§ REQUIREMENTS
Omit the images, then output each of the records below exactly.
### GIVEN RECORDS
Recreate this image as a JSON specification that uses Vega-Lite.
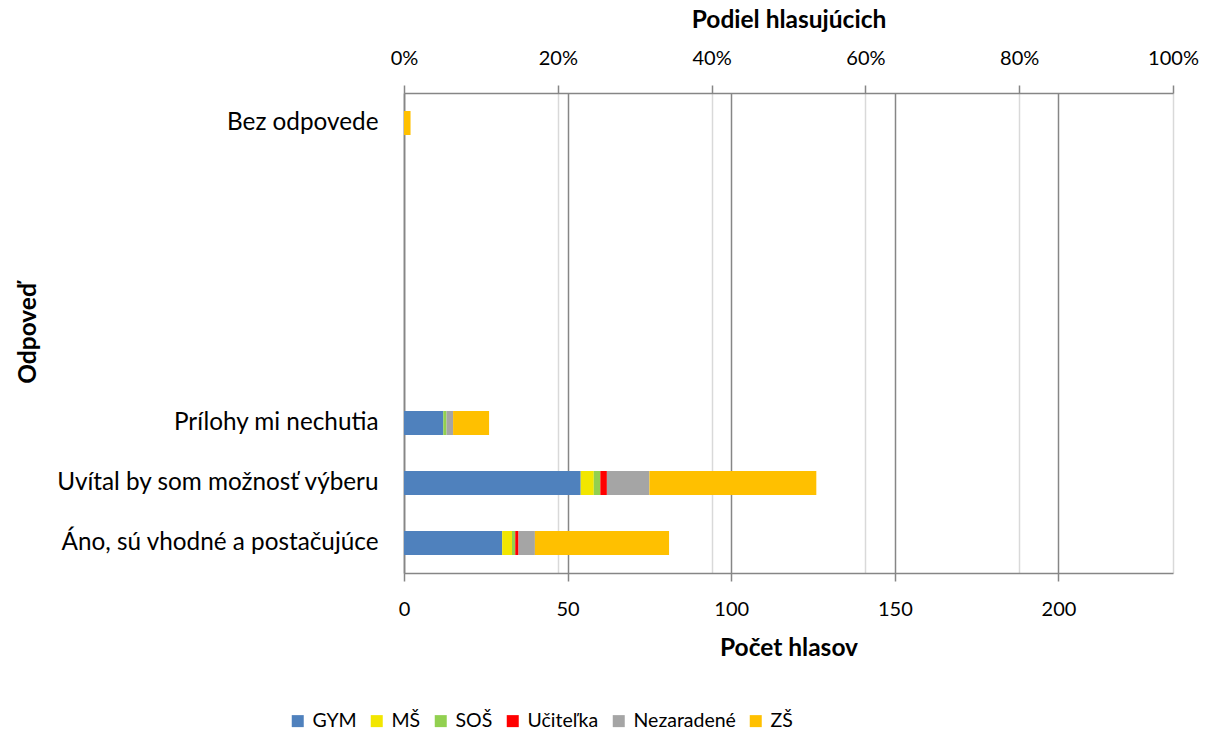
{
  "$schema": "https://vega.github.io/schema/vega-lite/v6.json",
  "autosize": {"type": "none"},
  "width": 769,
  "height": 480,
  "padding": {"left": 404, "top": 93, "right": 37, "bottom": 160},
  "background": "white",
  "config": {
    "view": {"stroke": null},
    "font": "Lato",
    "axis": {"labelFont": "Lato", "titleFont": "Lato", "labelColor": "#000000", "titleColor": "#000000", "labelFontSize": 20, "titleFontSize": 24.5, "titleFontWeight": "bold"},
    "legend": {"labelFont": "Lato", "labelFontSize": 19.5, "labelColor": "#000000"}
  },
  "datasets": {
    "votes": [
      {"odpoved": "Bez odpovede", "skupina": "ZŠ", "k": 6, "pocet": 2},
      {"odpoved": "Prílohy mi nechutia", "skupina": "GYM", "k": 1, "pocet": 12},
      {"odpoved": "Prílohy mi nechutia", "skupina": "SOŠ", "k": 3, "pocet": 1},
      {"odpoved": "Prílohy mi nechutia", "skupina": "Nezaradené", "k": 5, "pocet": 2},
      {"odpoved": "Prílohy mi nechutia", "skupina": "ZŠ", "k": 6, "pocet": 11},
      {"odpoved": "Uvítal by som možnosť výberu", "skupina": "GYM", "k": 1, "pocet": 54},
      {"odpoved": "Uvítal by som možnosť výberu", "skupina": "MŠ", "k": 2, "pocet": 4},
      {"odpoved": "Uvítal by som možnosť výberu", "skupina": "SOŠ", "k": 3, "pocet": 2},
      {"odpoved": "Uvítal by som možnosť výberu", "skupina": "Učiteľka", "k": 4, "pocet": 2},
      {"odpoved": "Uvítal by som možnosť výberu", "skupina": "Nezaradené", "k": 5, "pocet": 13},
      {"odpoved": "Uvítal by som možnosť výberu", "skupina": "ZŠ", "k": 6, "pocet": 51},
      {"odpoved": "Áno, sú vhodné a postačujúce", "skupina": "GYM", "k": 1, "pocet": 30},
      {"odpoved": "Áno, sú vhodné a postačujúce", "skupina": "MŠ", "k": 2, "pocet": 3},
      {"odpoved": "Áno, sú vhodné a postačujúce", "skupina": "SOŠ", "k": 3, "pocet": 1},
      {"odpoved": "Áno, sú vhodné a postačujúce", "skupina": "Učiteľka", "k": 4, "pocet": 1},
      {"odpoved": "Áno, sú vhodné a postačujúce", "skupina": "Nezaradené", "k": 5, "pocet": 5},
      {"odpoved": "Áno, sú vhodné a postačujúce", "skupina": "ZŠ", "k": 6, "pocet": 41}
    ],
    "share": [{"podiel": 0}, {"podiel": 1}]
  },
  "layer": [
    {
      "data": {"name": "share"},
      "mark": {"type": "point", "opacity": 0},
      "encoding": {
        "x": {
          "field": "podiel", "type": "quantitative",
          "scale": {"domain": [0, 1], "nice": false, "zero": true},
          "axis": {
            "orient": "top", "title": "Podiel hlasujúcich", "format": ".0%",
            "values": [0, 0.2, 0.4, 0.6, 0.8, 1],
            "grid": true, "gridColor": "#d9d9d9", "gridWidth": 1.5,
            "domainColor": "#868686", "domainWidth": 1.5,
            "tickColor": "#868686", "tickWidth": 1.5, "tickSize": 8,
            "labelPadding": 17, "labelFlush": false,
            "titleY": -66, "titleBaseline": "alphabetic"
          }
        }
      }
    },
    {
      "data": {"name": "votes"},
      "mark": {"type": "bar"},
      "encoding": {
        "y": {
          "field": "odpoved", "type": "nominal",
          "scale": {
            "domain": ["Bez odpovede", " ", "  ", "   ", "    ", "Prílohy mi nechutia", "Uvítal by som možnosť výberu", "Áno, sú vhodné a postačujúce"],
            "paddingInner": 0.6, "paddingOuter": 0.3
          },
          "axis": {
            "title": "Odpoveď", "ticks": false, "labelPadding": 26, "labelFontSize": 24.3,
            "titleX": -376, "titleY": 240, "titleBaseline": "middle", "titleAlign": "center", "titleAngle": 270,
            "domainColor": "#868686", "domainWidth": 1.5, "labelLimit": 400
          }
        },
        "x": {
          "field": "pocet", "type": "quantitative", "stack": "zero",
          "scale": {"domain": [0, 235], "nice": false},
          "axis": {
            "orient": "bottom", "title": "Počet hlasov",
            "values": [0, 50, 100, 150, 200],
            "grid": true, "gridColor": "#868686", "gridWidth": 1.5,
            "domainColor": "#868686", "domainWidth": 1.5,
            "tickColor": "#868686", "tickWidth": 1.5, "tickSize": 8,
            "labelPadding": 18, "labelFlush": false,
            "titleY": 82, "titleBaseline": "alphabetic"
          }
        },
        "order": {"field": "k", "type": "quantitative", "sort": "ascending"},
        "color": {
          "field": "skupina", "type": "nominal",
          "scale": {
            "domain": ["GYM", "MŠ", "SOŠ", "Učiteľka", "Nezaradené", "ZŠ"],
            "range": ["#4f81bd", "#f2e600", "#92d050", "#ff0000", "#a5a5a5", "#ffc000"]
          },
          "legend": {
            "title": null, "orient": "none", "direction": "horizontal",
            "legendX": -116, "legendY": 618, "padding": 0,
            "symbolType": "square", "symbolSize": 144, "symbolStrokeWidth": 0,
            "labelOffset": 5, "columnPadding": 10
          }
        }
      }
    }
  ],
  "resolve": {"scale": {"x": "independent"}}
}
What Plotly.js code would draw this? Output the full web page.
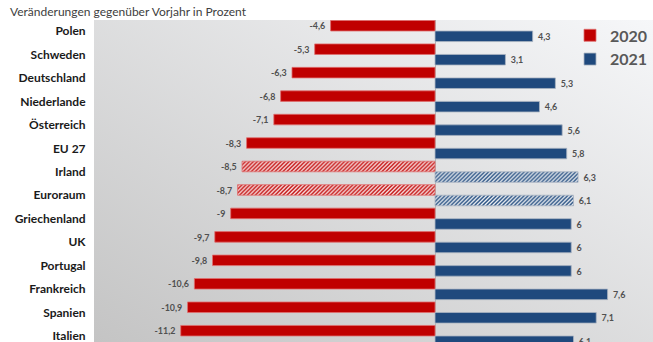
######
§ EXERCISE OUTPUT
Recreate this image as a JSON specification that uses Vega-Lite.
{
  "$schema": "https://vega.github.io/schema/vega-lite/v6.json",
  "autosize": {"type": "none"},
  "width": 769,
  "height": 480,
  "padding": {"left": 404, "top": 93, "right": 37, "bottom": 160},
  "background": "white",
  "config": {
    "view": {"stroke": null},
    "font": "Lato",
    "axis": {"labelFont": "Lato", "titleFont": "Lato", "labelColor": "#000000", "titleColor": "#000000", "labelFontSize": 20, "titleFontSize": 24.5, "titleFontWeight": "bold"},
    "legend": {"labelFont": "Lato", "labelFontSize": 19.5, "labelColor": "#000000"}
  },
  "datasets": {
    "votes": [
      {"odpoved": "Bez odpovede", "skupina": "ZŠ", "k": 6, "pocet": 2},
      {"odpoved": "Prílohy mi nechutia", "skupina": "GYM", "k": 1, "pocet": 12},
      {"odpoved": "Prílohy mi nechutia", "skupina": "SOŠ", "k": 3, "pocet": 1},
      {"odpoved": "Prílohy mi nechutia", "skupina": "Nezaradené", "k": 5, "pocet": 2},
      {"odpoved": "Prílohy mi nechutia", "skupina": "ZŠ", "k": 6, "pocet": 11},
      {"odpoved": "Uvítal by som možnosť výberu", "skupina": "GYM", "k": 1, "pocet": 54},
      {"odpoved": "Uvítal by som možnosť výberu", "skupina": "MŠ", "k": 2, "pocet": 4},
      {"odpoved": "Uvítal by som možnosť výberu", "skupina": "SOŠ", "k": 3, "pocet": 2},
      {"odpoved": "Uvítal by som možnosť výberu", "skupina": "Učiteľka", "k": 4, "pocet": 2},
      {"odpoved": "Uvítal by som možnosť výberu", "skupina": "Nezaradené", "k": 5, "pocet": 13},
      {"odpoved": "Uvítal by som možnosť výberu", "skupina": "ZŠ", "k": 6, "pocet": 51},
      {"odpoved": "Áno, sú vhodné a postačujúce", "skupina": "GYM", "k": 1, "pocet": 30},
      {"odpoved": "Áno, sú vhodné a postačujúce", "skupina": "MŠ", "k": 2, "pocet": 3},
      {"odpoved": "Áno, sú vhodné a postačujúce", "skupina": "SOŠ", "k": 3, "pocet": 1},
      {"odpoved": "Áno, sú vhodné a postačujúce", "skupina": "Učiteľka", "k": 4, "pocet": 1},
      {"odpoved": "Áno, sú vhodné a postačujúce", "skupina": "Nezaradené", "k": 5, "pocet": 5},
      {"odpoved": "Áno, sú vhodné a postačujúce", "skupina": "ZŠ", "k": 6, "pocet": 41}
    ],
    "share": [{"podiel": 0}, {"podiel": 1}]
  },
  "layer": [
    {
      "data": {"name": "share"},
      "mark": {"type": "point", "opacity": 0},
      "encoding": {
        "x": {
          "field": "podiel", "type": "quantitative",
          "scale": {"domain": [0, 1], "nice": false, "zero": true},
          "axis": {
            "orient": "top", "title": "Podiel hlasujúcich", "format": ".0%",
            "values": [0, 0.2, 0.4, 0.6, 0.8, 1],
            "grid": true, "gridColor": "#d9d9d9", "gridWidth": 1.5,
            "domainColor": "#868686", "domainWidth": 1.5,
            "tickColor": "#868686", "tickWidth": 1.5, "tickSize": 8,
            "labelPadding": 17, "labelFlush": false,
            "titleY": -66, "titleBaseline": "alphabetic"
          }
        }
      }
    },
    {
      "data": {"name": "votes"},
      "mark": {"type": "bar"},
      "encoding": {
        "y": {
          "field": "odpoved", "type": "nominal",
          "scale": {
            "domain": ["Bez odpovede", " ", "  ", "   ", "    ", "Prílohy mi nechutia", "Uvítal by som možnosť výberu", "Áno, sú vhodné a postačujúce"],
            "paddingInner": 0.6, "paddingOuter": 0.3
          },
          "axis": {
            "title": "Odpoveď", "ticks": false, "labelPadding": 26, "labelFontSize": 24.3,
            "titleX": -376, "titleY": 240, "titleBaseline": "middle", "titleAlign": "center", "titleAngle": 270,
            "domainColor": "#868686", "domainWidth": 1.5, "labelLimit": 400
          }
        },
        "x": {
          "field": "pocet", "type": "quantitative", "stack": "zero",
          "scale": {"domain": [0, 235], "nice": false},
          "axis": {
            "orient": "bottom", "title": "Počet hlasov",
            "values": [0, 50, 100, 150, 200],
            "grid": true, "gridColor": "#868686", "gridWidth": 1.5,
            "domainColor": "#868686", "domainWidth": 1.5,
            "tickColor": "#868686", "tickWidth": 1.5, "tickSize": 8,
            "labelPadding": 18, "labelFlush": false,
            "titleY": 82, "titleBaseline": "alphabetic"
          }
        },
        "order": {"field": "k", "type": "quantitative", "sort": "ascending"},
        "color": {
          "field": "skupina", "type": "nominal",
          "scale": {
            "domain": ["GYM", "MŠ", "SOŠ", "Učiteľka", "Nezaradené", "ZŠ"],
            "range": ["#4f81bd", "#f2e600", "#92d050", "#ff0000", "#a5a5a5", "#ffc000"]
          },
          "legend": {
            "title": null, "orient": "none", "direction": "horizontal",
            "legendX": -116, "legendY": 618, "padding": 0,
            "symbolType": "square", "symbolSize": 144, "symbolStrokeWidth": 0,
            "labelOffset": 5, "columnPadding": 10
          }
        }
      }
    }
  ],
  "resolve": {"scale": {"x": "independent"}}
}
What Plotly.js code would draw this? Output the full web page.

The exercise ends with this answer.